The storm bands that encircle the entire gas giant reach far higher than our own atmosphere, and penetrating the thick smog has proven extremely difficult for even our most advanced instruments, whether space based or located back here on Earth. The combined near-infrared and optical images now finally allow scientists to piece together what’s really going on.

“It’s kind of like a jack-o-lantern,” explained astronomer Michael Wong of the University of California, Berkeley. “You see bright infrared light coming from cloud-free areas, but where there are clouds, it’s really dark in the infrared.”’
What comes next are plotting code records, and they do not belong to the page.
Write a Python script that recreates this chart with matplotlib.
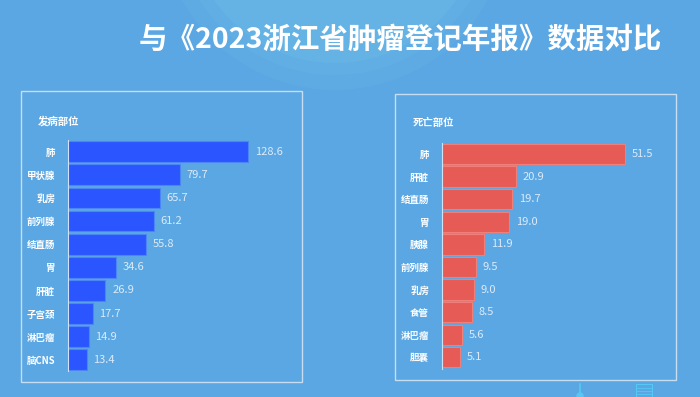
import matplotlib.pyplot as plt
from matplotlib.patches import Rectangle, Circle

plt.rcParams['font.family'] = ['Noto Sans CJK SC', 'DejaVu Sans']

# 发病部位
inc_sites = ['肺', '甲状腺', '乳房', '前列腺', '结直肠', '胃', '肝脏', '子宫颈', '淋巴瘤', '脑CNS']
inc_values = [128.6, 79.7, 65.7, 61.2, 55.8, 34.6, 26.9, 17.7, 14.9, 13.4]

# 死亡部位
death_sites = ['肺', '肝脏', '结直肠', '胃', '胰腺', '前列腺', '乳房', '食管', '淋巴瘤', '胆囊']
death_values = [51.5, 20.9, 19.7, 19.0, 11.9, 9.5, 9.0, 8.5, 5.6, 5.1]

W, H = 700, 397
bg = '#5BA7E3'

fig = plt.figure(figsize=(7, 3.97), dpi=100, facecolor=bg)

# background layer in pixel coords
bga = fig.add_axes([0, 0, 1, 1])
bga.set_xlim(0, W)
bga.set_ylim(H, 0)
bga.axis('off')
bga.set_facecolor(bg)
# soft glow at the top
for r, a in [(175, 0.06), (160, 0.08), (148, 0.10)]:
    bga.add_patch(Circle((335, -85), r, color='#8FE0F0', alpha=a, lw=0))
# panel frames
bga.add_patch(Rectangle((21, 91), 281, 291, fill=False, ec='#C9DDF0', lw=1))
bga.add_patch(Rectangle((395, 94), 281, 286, fill=False, ec='#C9DDF0', lw=1))
# small decorations bottom right
bga.plot([580, 580], [384, 397], color='#56C8F5', lw=1.2)
bga.add_patch(Circle((580, 396), 3, color='#56C8F5'))
bga.add_patch(Rectangle((636, 384), 16, 13, fill=False, ec='#56C8F5', lw=0.8))
for yy in [388, 391, 394]:
    bga.plot([637, 651], [yy, yy], color='#56C8F5', lw=0.6)

fig.text(400 / W, 1 - 40 / H, '与《2023浙江省肿瘤登记年报》数据对比', color='white',
         fontsize=20.5, fontweight='heavy', ha='center', va='center')


def panel(rect_px, sites, values, xmax, color, edge, title, title_xy):
    x0, y0, x1, y1 = rect_px
    ax = fig.add_axes([x0 / W, 1 - y1 / H, (x1 - x0) / W, (y1 - y0) / H])
    ax.set_facecolor('none')
    pos = list(range(len(sites)))
    ax.barh(pos, values, height=0.9, color=color, edgecolor=edge, linewidth=0.8)
    ax.set_ylim(len(sites) - 0.5, -0.5)
    ax.set_xlim(0, xmax)
    ax.set_yticks(pos)
    ax.set_yticklabels(sites, color='white', fontsize=6.8, fontweight='bold')
    ax.tick_params(axis='y', length=0, pad=9)
    ax.set_xticks([])
    for s in ['top', 'right', 'bottom']:
        ax.spines[s].set_visible(False)
    ax.spines['left'].set_color('#CFE2F4')
    ax.spines['left'].set_linewidth(0.8)
    for p, v in zip(pos, values):
        ax.text(v + xmax * 0.03, p, f'{v:.1f}', color='#DCEAF8', fontsize=8,
                va='center', ha='left')
    fig.text(title_xy[0] / W, 1 - title_xy[1] / H, title, color='white',
             fontsize=7.5, fontweight='bold', ha='left', va='center')
    return ax


panel((67.7, 140.2, 295, 371.3), inc_sites, inc_values, 161.9,
      '#2B56FF', '#4C86F2', '发病部位', (38, 121.7))
panel((441.7, 142.7, 670, 368.6), death_sites, death_values, 64.1,
      '#E65B55', '#EE7F7A', '死亡部位', (413, 123.3))

fig.savefig('out.png', dpi=100, facecolor=bg)
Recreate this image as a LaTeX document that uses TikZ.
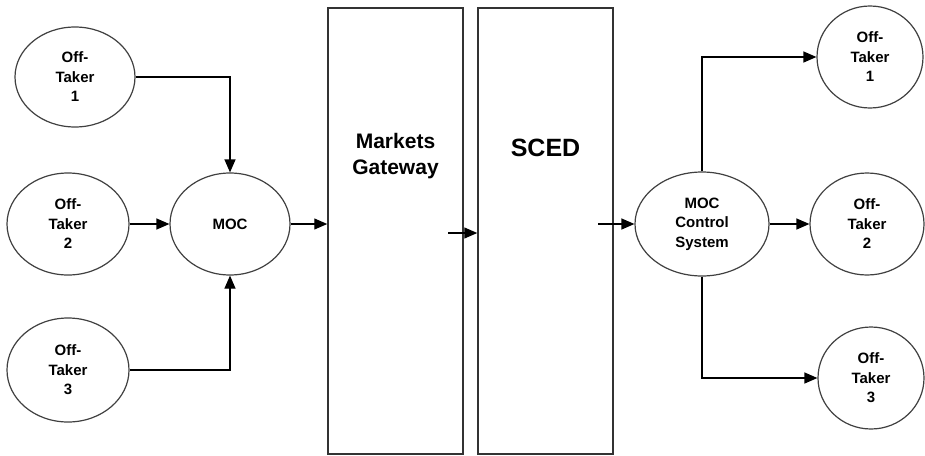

The team then combined their analysis with data from NASA’s Jupiter orbiter Juno, which has been detecting atmospheric radio signals, called sferics and whistlers, from powerful lightning strikes on the gas giant’s surface since it arrived in orbit in 2016.

Since then, most of the observed lightning strikes have taken place at the planet’s poles, whereas on Earth, the majority hit around the equator. Jupiter’s concentration of polar lightning is likely due to the relative size of the two planets, their atmospheric composition and their respective distance from the sun.

As it turns out, these lightning strikes on Jupiter are concentrated in gargantuan tornadoes of moist air over deep clouds of both frozen and liquid water, which researchers believe may act as a kind of energy release valve for the entire planet.

“These cyclonic vortices could be internal energy smokestacks, helping release internal energy through convection,” said UC Berkeley’s Michael Wong.